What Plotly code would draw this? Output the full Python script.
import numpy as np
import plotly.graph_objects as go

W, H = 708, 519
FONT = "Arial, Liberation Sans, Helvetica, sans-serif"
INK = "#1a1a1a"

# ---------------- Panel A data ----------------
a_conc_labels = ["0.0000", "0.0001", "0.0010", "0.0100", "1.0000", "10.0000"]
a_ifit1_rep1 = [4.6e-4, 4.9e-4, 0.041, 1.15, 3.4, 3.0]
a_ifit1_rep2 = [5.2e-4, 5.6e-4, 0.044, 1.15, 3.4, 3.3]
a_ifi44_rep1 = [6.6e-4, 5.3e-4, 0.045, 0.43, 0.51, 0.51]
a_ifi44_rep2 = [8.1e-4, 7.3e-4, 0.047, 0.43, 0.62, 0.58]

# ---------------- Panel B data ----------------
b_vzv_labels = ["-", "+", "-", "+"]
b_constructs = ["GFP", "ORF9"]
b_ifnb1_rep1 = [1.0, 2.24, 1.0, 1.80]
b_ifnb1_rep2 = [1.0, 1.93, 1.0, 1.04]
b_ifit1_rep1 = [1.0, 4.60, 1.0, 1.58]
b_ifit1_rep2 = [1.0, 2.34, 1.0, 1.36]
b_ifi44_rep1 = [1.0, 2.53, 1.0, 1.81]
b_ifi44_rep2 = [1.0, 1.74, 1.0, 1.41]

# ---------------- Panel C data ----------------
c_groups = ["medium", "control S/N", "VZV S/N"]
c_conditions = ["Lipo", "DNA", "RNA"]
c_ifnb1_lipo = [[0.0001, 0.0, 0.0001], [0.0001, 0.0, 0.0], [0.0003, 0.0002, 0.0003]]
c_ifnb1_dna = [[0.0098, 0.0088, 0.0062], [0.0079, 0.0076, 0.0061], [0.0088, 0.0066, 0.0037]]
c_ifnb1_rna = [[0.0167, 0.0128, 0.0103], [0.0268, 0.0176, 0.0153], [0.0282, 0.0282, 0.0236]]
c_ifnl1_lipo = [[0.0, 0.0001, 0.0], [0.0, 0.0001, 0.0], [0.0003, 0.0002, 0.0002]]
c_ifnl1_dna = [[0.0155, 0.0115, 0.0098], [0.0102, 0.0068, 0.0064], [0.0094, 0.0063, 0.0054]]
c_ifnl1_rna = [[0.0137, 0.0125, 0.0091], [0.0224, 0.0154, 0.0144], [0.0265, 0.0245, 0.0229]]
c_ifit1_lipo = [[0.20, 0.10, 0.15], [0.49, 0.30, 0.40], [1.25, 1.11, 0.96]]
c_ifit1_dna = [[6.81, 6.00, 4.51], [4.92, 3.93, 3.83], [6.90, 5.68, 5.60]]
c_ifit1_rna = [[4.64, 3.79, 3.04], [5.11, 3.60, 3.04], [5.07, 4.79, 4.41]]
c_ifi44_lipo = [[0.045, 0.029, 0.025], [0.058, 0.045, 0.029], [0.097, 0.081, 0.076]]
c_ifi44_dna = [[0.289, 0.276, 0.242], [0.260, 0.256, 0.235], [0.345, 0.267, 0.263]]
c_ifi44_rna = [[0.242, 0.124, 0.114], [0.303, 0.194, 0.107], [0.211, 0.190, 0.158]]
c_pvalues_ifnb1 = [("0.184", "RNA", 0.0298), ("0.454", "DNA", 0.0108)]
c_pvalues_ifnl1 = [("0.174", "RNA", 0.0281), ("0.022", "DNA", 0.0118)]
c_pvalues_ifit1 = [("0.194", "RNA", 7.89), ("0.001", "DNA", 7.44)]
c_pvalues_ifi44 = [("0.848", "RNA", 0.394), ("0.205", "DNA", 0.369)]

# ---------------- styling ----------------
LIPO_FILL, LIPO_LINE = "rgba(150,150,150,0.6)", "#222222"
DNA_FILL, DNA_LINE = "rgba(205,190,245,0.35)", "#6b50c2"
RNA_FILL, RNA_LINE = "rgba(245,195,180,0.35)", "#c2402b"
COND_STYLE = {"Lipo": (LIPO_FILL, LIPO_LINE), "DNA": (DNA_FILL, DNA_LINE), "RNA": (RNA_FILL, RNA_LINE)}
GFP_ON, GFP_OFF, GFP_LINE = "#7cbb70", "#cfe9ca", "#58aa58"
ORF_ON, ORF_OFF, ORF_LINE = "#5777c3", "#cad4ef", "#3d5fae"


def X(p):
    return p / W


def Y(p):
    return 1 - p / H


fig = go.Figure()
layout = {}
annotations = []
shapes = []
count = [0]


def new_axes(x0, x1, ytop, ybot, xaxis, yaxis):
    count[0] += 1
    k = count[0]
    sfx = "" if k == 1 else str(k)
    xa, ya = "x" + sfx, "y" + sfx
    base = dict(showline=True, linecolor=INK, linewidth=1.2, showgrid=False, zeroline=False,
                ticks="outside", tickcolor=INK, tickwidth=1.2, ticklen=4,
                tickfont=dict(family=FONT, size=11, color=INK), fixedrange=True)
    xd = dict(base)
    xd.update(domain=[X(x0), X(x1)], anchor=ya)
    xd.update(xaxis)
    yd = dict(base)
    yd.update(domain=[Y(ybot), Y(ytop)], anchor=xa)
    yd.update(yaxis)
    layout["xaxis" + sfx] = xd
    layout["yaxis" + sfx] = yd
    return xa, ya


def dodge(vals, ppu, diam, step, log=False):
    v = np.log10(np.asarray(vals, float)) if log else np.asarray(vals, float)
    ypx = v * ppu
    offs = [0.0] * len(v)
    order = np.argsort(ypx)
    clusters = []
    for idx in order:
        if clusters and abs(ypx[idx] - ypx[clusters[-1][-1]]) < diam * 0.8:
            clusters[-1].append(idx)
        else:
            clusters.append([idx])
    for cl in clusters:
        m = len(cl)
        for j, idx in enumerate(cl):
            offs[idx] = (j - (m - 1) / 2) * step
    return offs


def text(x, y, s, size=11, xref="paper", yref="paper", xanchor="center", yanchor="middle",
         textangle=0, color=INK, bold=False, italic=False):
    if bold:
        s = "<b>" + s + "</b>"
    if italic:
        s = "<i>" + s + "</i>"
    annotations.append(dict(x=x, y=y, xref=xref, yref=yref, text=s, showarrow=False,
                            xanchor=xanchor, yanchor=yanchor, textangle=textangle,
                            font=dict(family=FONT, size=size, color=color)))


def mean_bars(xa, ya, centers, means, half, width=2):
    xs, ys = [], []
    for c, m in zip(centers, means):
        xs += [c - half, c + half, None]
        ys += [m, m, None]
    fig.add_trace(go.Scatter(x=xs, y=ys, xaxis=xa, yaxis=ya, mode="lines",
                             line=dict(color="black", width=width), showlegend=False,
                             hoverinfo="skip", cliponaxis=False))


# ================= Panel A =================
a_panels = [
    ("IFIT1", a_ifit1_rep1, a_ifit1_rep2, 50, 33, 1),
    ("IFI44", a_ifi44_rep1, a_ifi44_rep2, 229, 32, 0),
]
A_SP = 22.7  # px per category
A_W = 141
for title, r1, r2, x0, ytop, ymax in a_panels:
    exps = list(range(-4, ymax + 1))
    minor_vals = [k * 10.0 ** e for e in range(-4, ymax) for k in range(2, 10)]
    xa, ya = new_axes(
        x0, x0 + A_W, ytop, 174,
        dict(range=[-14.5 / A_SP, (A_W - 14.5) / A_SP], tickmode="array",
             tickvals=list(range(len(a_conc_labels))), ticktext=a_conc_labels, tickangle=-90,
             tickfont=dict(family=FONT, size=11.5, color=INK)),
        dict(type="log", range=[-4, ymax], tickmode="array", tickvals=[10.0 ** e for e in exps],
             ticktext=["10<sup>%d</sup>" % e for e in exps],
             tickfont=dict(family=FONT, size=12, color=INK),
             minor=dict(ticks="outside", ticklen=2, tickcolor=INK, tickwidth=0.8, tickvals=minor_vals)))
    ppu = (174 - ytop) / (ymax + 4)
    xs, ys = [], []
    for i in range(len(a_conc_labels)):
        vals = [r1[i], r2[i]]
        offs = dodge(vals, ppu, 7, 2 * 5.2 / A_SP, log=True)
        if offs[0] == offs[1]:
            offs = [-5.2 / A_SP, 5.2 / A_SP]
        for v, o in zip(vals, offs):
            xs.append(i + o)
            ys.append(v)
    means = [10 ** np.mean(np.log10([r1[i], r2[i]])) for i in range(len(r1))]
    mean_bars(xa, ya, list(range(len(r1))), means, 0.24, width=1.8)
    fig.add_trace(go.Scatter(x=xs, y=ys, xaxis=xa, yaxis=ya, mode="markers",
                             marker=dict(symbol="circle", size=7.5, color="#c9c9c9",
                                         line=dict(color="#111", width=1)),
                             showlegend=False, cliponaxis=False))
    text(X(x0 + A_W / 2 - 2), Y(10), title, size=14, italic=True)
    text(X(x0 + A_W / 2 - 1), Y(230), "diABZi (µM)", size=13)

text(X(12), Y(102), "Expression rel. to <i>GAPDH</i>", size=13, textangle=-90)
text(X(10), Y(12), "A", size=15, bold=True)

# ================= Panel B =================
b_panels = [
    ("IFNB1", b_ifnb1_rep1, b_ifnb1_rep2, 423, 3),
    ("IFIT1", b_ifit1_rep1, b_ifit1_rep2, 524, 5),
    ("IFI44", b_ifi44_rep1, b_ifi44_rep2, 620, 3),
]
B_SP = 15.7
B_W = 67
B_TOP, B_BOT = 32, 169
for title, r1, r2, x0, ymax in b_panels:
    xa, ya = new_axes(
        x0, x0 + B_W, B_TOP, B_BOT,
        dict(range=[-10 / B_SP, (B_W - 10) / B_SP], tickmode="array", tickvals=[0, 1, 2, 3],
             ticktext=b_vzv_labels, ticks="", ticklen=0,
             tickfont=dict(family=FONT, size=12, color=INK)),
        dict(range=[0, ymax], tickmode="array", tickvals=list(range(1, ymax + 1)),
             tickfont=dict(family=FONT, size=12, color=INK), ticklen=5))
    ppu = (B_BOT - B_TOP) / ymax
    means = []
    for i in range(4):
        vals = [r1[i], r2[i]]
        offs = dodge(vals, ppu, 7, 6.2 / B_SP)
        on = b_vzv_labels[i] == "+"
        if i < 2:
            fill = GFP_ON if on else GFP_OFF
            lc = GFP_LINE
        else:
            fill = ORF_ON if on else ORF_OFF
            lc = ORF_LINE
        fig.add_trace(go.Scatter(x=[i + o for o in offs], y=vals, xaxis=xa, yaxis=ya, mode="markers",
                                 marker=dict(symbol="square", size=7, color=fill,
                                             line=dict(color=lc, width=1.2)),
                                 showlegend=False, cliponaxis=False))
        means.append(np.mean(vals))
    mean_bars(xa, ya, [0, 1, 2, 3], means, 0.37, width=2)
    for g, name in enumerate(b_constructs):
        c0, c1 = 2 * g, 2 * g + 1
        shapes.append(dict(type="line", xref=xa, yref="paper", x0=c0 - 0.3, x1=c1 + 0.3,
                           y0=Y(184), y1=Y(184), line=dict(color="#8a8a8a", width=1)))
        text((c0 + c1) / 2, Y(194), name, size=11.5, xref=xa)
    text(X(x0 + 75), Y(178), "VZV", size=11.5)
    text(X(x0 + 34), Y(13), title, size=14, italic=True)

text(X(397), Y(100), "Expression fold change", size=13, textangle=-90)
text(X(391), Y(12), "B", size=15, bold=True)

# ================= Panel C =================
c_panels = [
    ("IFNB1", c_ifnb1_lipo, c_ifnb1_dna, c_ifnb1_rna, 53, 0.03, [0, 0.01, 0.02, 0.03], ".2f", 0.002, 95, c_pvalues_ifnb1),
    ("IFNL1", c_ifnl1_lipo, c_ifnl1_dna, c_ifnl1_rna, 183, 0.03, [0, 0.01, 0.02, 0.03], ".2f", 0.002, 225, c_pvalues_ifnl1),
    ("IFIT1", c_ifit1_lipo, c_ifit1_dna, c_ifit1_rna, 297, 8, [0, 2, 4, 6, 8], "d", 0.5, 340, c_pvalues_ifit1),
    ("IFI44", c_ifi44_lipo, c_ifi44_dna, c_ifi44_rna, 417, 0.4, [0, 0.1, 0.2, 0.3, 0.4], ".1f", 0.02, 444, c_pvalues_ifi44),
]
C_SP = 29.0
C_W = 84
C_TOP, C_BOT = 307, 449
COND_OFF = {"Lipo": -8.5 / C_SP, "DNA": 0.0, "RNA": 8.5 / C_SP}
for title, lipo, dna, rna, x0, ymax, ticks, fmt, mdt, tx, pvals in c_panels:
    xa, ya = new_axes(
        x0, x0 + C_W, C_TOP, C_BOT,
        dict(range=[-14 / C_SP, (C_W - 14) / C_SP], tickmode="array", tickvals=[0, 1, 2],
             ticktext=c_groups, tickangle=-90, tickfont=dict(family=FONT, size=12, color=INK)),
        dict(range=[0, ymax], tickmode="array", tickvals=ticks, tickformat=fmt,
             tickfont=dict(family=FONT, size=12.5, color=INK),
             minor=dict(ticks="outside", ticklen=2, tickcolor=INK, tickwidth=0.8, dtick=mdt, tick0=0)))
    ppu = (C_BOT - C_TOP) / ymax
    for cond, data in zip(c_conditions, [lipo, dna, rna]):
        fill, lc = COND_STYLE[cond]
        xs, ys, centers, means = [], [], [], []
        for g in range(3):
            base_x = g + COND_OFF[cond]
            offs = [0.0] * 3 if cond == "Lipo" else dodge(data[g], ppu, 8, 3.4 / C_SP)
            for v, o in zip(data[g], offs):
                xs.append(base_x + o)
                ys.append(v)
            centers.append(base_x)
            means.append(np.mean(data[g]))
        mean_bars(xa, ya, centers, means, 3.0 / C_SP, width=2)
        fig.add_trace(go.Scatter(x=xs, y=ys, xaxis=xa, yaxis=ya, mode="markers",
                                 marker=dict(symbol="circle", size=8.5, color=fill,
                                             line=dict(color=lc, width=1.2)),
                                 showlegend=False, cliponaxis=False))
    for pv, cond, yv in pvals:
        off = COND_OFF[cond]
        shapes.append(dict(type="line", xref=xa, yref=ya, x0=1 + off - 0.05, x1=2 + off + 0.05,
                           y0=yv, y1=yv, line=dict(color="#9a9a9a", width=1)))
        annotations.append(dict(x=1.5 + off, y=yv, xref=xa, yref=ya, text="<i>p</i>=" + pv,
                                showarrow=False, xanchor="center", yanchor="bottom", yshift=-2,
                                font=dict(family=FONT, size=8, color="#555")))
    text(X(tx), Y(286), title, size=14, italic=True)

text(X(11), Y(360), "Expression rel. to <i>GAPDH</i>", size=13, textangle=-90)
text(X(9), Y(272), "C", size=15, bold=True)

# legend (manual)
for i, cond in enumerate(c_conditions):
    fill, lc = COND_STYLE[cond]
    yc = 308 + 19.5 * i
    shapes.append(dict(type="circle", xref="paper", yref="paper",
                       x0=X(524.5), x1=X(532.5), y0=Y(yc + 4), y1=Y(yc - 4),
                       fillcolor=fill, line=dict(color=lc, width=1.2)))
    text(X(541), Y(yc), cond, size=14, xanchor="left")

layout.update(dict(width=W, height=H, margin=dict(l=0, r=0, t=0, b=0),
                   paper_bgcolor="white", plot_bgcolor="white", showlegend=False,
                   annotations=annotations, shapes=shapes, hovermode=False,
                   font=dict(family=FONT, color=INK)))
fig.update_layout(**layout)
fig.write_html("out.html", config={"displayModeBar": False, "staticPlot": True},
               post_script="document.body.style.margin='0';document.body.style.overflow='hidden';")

● Given request: Starting at the first line of the data above, please restate word for word every line up to and including the one that holds "a_ifi44_rep2 = [8.1e-4, 7.3e-4, 0.047, 0.43, 0.62, 0.58]", and add nothing else.

● Right answer:
What Plotly code would draw this? Output the full Python script.
import numpy as np
import plotly.graph_objects as go

W, H = 708, 519
FONT = "Arial, Liberation Sans, Helvetica, sans-serif"
INK = "#1a1a1a"

# ---------------- Panel A data ----------------
a_conc_labels = ["0.0000", "0.0001", "0.0010", "0.0100", "1.0000", "10.0000"]
a_ifit1_rep1 = [4.6e-4, 4.9e-4, 0.041, 1.15, 3.4, 3.0]
a_ifit1_rep2 = [5.2e-4, 5.6e-4, 0.044, 1.15, 3.4, 3.3]
a_ifi44_rep1 = [6.6e-4, 5.3e-4, 0.045, 0.43, 0.51, 0.51]
a_ifi44_rep2 = [8.1e-4, 7.3e-4, 0.047, 0.43, 0.62, 0.58]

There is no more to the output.